As a writer and communications consultant I stay very tuned into the social media evolution, as an observer, a researcher, and a participant. I find it interesting how people interact with these tools and their interpretations - and misinterpretations - about what they are capable of achieving.
So when a flood of single word, color descriptions began popping up on Facebook last week, I paid attention. I quickly learned from the comment threads that the colors represented the hue of the bra female FB friends were wearing and the intent was to build awareness about breast cancer. OK, I paid a little bit more attention. Breast cancer - all cancer - is a big deal in my family. Anything to get women to be proactive about their bodies and their health is good in my book.
As I posted to Lisa's blog, I believe this guy has a good idea and good intentions to advance the cause. His message “Cuz if you got time to post your bra color to Facebook, you got time to check your breasts” would make a compelling tag line for a PSA.
However I can't believe that just posting a color to a Facebook page- even if the person understood the connection to the cause - would motivate them to take a few minutes to do a self-exam, or look in the mirror for any dimpling or changes, or schedule an overdue mammogram.

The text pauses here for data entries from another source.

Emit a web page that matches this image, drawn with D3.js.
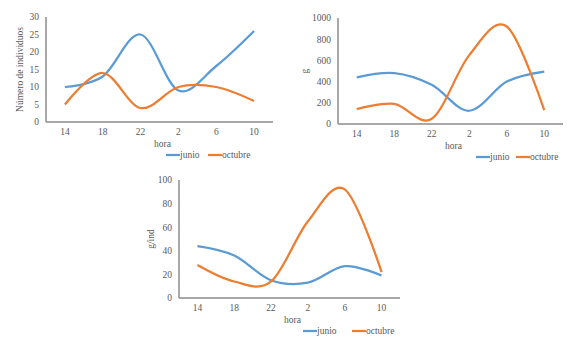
<!DOCTYPE html>
<html>
<head>
<meta charset="utf-8">
<script src="https://cdn.jsdelivr.net/npm/d3@7"></script>
<style>
  body { margin: 0; background: #fff; }
  text { font-family: "Liberation Serif", "DejaVu Serif", serif; fill: #595959; }
</style>
</head>
<body>
<script>
// data
const horas = ["14", "18", "22", "2", "6", "10"];

const individuosJunio = [10, 13, 25, 9, 16, 26];
const individuosOctubre = [5, 14, 4, 10, 10, 6];

const gJunio = [440, 480, 370, 125, 400, 495];
const gOctubre = [140, 190, 50, 650, 920, 130];

const gIndJunio = [44, 36, 15, 13, 27, 19];
const gIndOctubre = [28, 14, 14, 65, 92, 22];

const ticks1 = [0, 5, 10, 15, 20, 25, 30];
const ticks2 = [0, 200, 400, 600, 800, 1000];
const ticks3 = [0, 20, 40, 60, 80, 100];

const seriesNames = ["junio", "octubre"];
const colors = {junio: "#5b9bd5", octubre: "#ed7d31"};

const svg = d3.select("body").append("svg")
  .attr("width", 571)
  .attr("height", 340);

// one panel = one small excel style chart
function drawPanel(p) {
  const g = svg.append("g");
  const x = d3.scalePoint().domain(horas).range([p.left, p.right]).padding(0.5);
  const y = d3.scaleLinear().domain([0, d3.max(p.ticks)]).range([p.bottom, p.top]);

  // axis lines
  g.append("line")
    .attr("x1", p.left).attr("x2", p.left)
    .attr("y1", y(d3.max(p.ticks))).attr("y2", y(0))
    .attr("stroke", "#8c8c8c").attr("stroke-width", 1.5);
  g.append("line")
    .attr("x1", p.left).attr("x2", p.right)
    .attr("y1", y(0)).attr("y2", y(0))
    .attr("stroke", "#8c8c8c").attr("stroke-width", 1.5);

  // y tick labels
  g.selectAll(".yl").data(p.ticks).enter().append("text")
    .attr("x", p.left - 7)
    .attr("y", d => y(d))
    .attr("dy", "0.35em")
    .attr("text-anchor", "end")
    .style("font-size", "9.5px")
    .text(d => d);

  // x tick labels
  g.selectAll(".xl").data(horas).enter().append("text")
    .attr("x", d => x(d))
    .attr("y", y(0) + 13)
    .attr("text-anchor", "middle")
    .style("font-size", "9.5px")
    .text(d => d);

  // titles
  g.append("text")
    .attr("x", (p.left + p.right) / 2 + 3)
    .attr("y", y(0) + 25)
    .attr("text-anchor", "middle")
    .style("font-size", "9.5px")
    .text("hora");
  g.append("text")
    .attr("transform", `translate(${p.titleX}, ${(p.top + p.bottom) / 2}) rotate(-90)`)
    .attr("text-anchor", "middle")
    .style("font-size", "9.5px")
    .text(p.yTitle);

  // lines
  const line = d3.line()
    .x((d, i) => x(horas[i]))
    .y(d => y(d))
    .curve(d3.curveCatmullRom.alpha(0));
  [p.junio, p.octubre].forEach((vals, k) => {
    g.append("path")
      .datum(vals)
      .attr("d", line)
      .attr("fill", "none")
      .attr("stroke", colors[seriesNames[k]])
      .attr("stroke-width", 2.25);
  });

  // legend
  const lg = g.append("g").attr("transform", `translate(0, ${y(0) + 33})`);
  seriesNames.forEach((name, k) => {
    const lx = p.legendX[k];
    lg.append("line")
      .attr("x1", lx).attr("x2", lx + 14)
      .attr("y1", 0).attr("y2", 0)
      .attr("stroke", colors[name]).attr("stroke-width", 2.25);
    lg.append("text")
      .attr("x", lx + 14)
      .attr("y", 0)
      .attr("dy", "0.35em")
      .style("font-size", "9.5px")
      .text(name);
  });
}

drawPanel({
  left: 46, right: 273, top: 17, bottom: 122,
  ticks: ticks1, yTitle: "Número de individuos", titleX: 23,
  junio: individuosJunio, octubre: individuosOctubre,
  legendX: [166, 208]
});

drawPanel({
  left: 338, right: 563, top: 18, bottom: 124,
  ticks: ticks2, yTitle: "g", titleX: 308,
  junio: gJunio, octubre: gOctubre,
  legendX: [476, 516]
});

drawPanel({
  left: 179, right: 400, top: 180, bottom: 298,
  ticks: ticks3, yTitle: "g/ind", titleX: 154,
  junio: gIndJunio, octubre: gIndOctubre,
  legendX: [303, 352]
});
</script>
</body>
</html>
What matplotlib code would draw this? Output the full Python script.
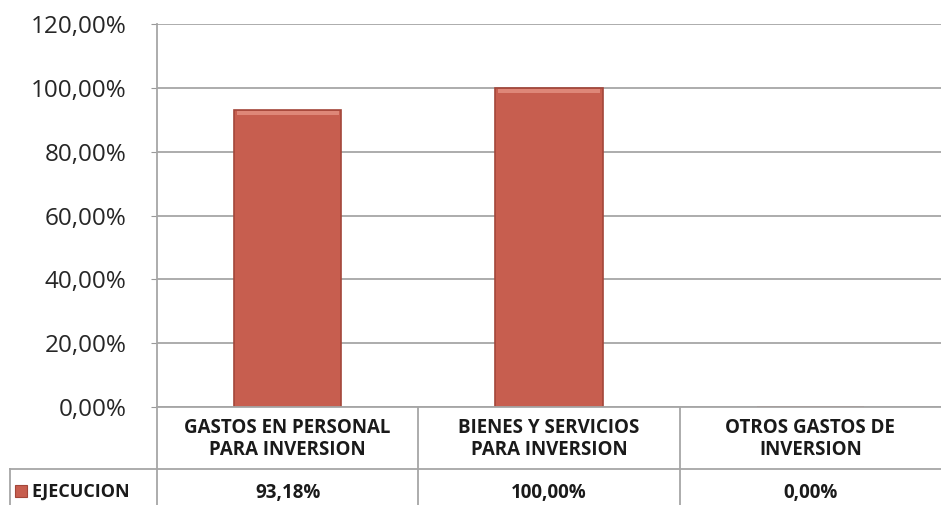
import numpy as np
import matplotlib.pyplot as plt
from matplotlib.lines import Line2D

categories = ['GASTOS EN PERSONAL\nPARA INVERSION',
              'BIENES Y SERVICIOS\nPARA INVERSION',
              'OTROS GASTOS DE\nINVERSION']
ejecucion = [93.18, 100.00, 0.00]
value_labels = ['93,18%', '100,00%', '0,00%']
series_name = 'EJECUCION'
yticks = [0, 20, 40, 60, 80, 100, 120]

W, H = 941, 505
fig = plt.figure(figsize=(W / 100, H / 100), dpi=100)
plt.rcParams['font.family'] = ['Open Sans', 'DejaVu Sans']


def fx(px):
    return px / W


def fy(py):
    return 1 - py / H


# plot area in pixels
left, right, top, bottom = 157, 941, 24, 407
ax = fig.add_axes([fx(left), fy(bottom), fx(right - left), fy(top) - fy(bottom)])

bar_color = '#C75E4F'
edge_color = '#A3463A'
x = np.arange(len(categories)) + 0.5
ax.bar(x, ejecucion, width=0.41, color=bar_color, edgecolor=edge_color,
       linewidth=1.2, zorder=3)
# lighter bevel strip along the top of each bar
ax.bar(x, [1.2 if v > 0 else 0 for v in ejecucion],
       bottom=[max(v - 1.6, 0) for v in ejecucion], width=0.39,
       color='#DE8778', linewidth=0, zorder=4)

ax.set_xlim(0, 3)
ax.set_ylim(0, 120)
ax.set_yticks(yticks)
ax.set_yticklabels(['%d,00%%' % t for t in yticks], fontsize=17.5, color='#262626')
ax.set_xticks([])
ax.tick_params(axis='y', length=4, color='#999999', pad=18)
ax.grid(axis='y', color='#A6A6A6', linewidth=1.3, zorder=0)
for s in ['top', 'right', 'bottom']:
    ax.spines[s].set_visible(False)
ax.spines['left'].set_color('#A6A6A6')
ax.spines['left'].set_linewidth(1.3)

# data table below the plot
row1_bottom = 469
line_kw = dict(color='#A6A6A6', linewidth=1.3, transform=fig.transFigure)
col_edges = [left + i * (right - left) / 3 for i in range(4)]
fig.add_artist(Line2D([fx(left), fx(right)], [fy(bottom), fy(bottom)], **line_kw))
fig.add_artist(Line2D([fx(10), fx(right)], [fy(row1_bottom), fy(row1_bottom)], **line_kw))
fig.add_artist(Line2D([fx(10), fx(10)], [fy(row1_bottom), fy(H)], **line_kw))
for ce in col_edges[:3]:
    fig.add_artist(Line2D([fx(ce), fx(ce)], [fy(bottom), fy(H)], **line_kw))

for i, cat in enumerate(categories):
    cx = (col_edges[i] + col_edges[i + 1]) / 2
    fig.text(fx(cx), fy((bottom + row1_bottom) / 2 + 1), cat, ha='center', va='center',
             fontsize=13.5, fontweight='bold', color='#1a1a1a', linespacing=1.15)
    fig.text(fx(cx), fy(493), value_labels[i], ha='center', va='center',
             fontsize=13.5, fontweight='bold', color='#1a1a1a')

fig.patches.append(plt.Rectangle((fx(15), fy(497)), fx(12), fy(485) - fy(497),
                                 facecolor=bar_color, edgecolor=edge_color,
                                 linewidth=0.8, transform=fig.transFigure))
fig.text(fx(31), fy(492), series_name, ha='left', va='center',
         fontsize=13, fontweight='bold', color='#1a1a1a')

fig.savefig('out.png', dpi=100)
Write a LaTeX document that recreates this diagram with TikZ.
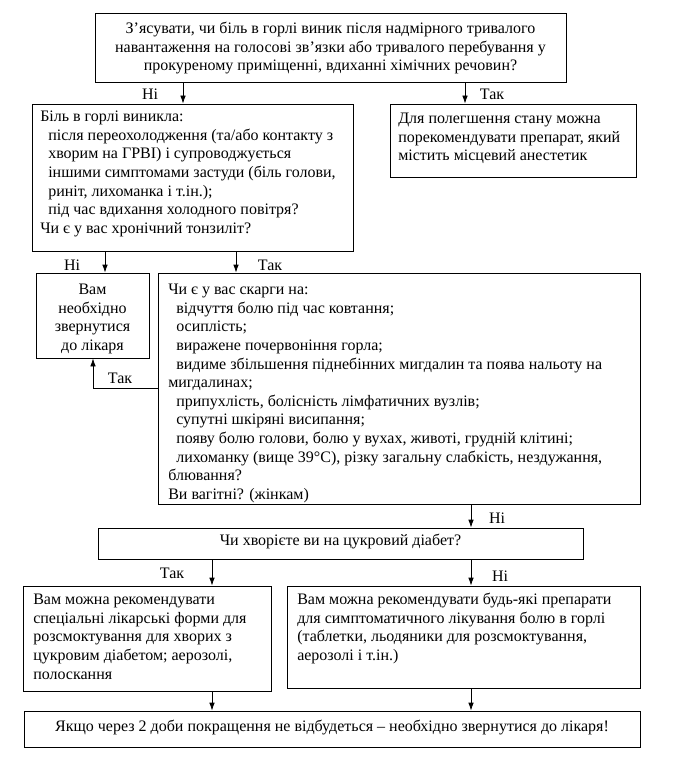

Social media is like that. Fast. Immediate. Reactive. Fun, easy to do stuff usually does catch on and result in viral success and virtual hits. But as far as awareness leading to action, we need to remember the fundamentals of effective communications. If we build awareness, then what do we want to get as a result? If the intent is for a behavior change, or a donation to support a cause, there needs to be a connection from point A to point B, a compelling reason to do something and not just switch gears to find lost sheep in Farmville.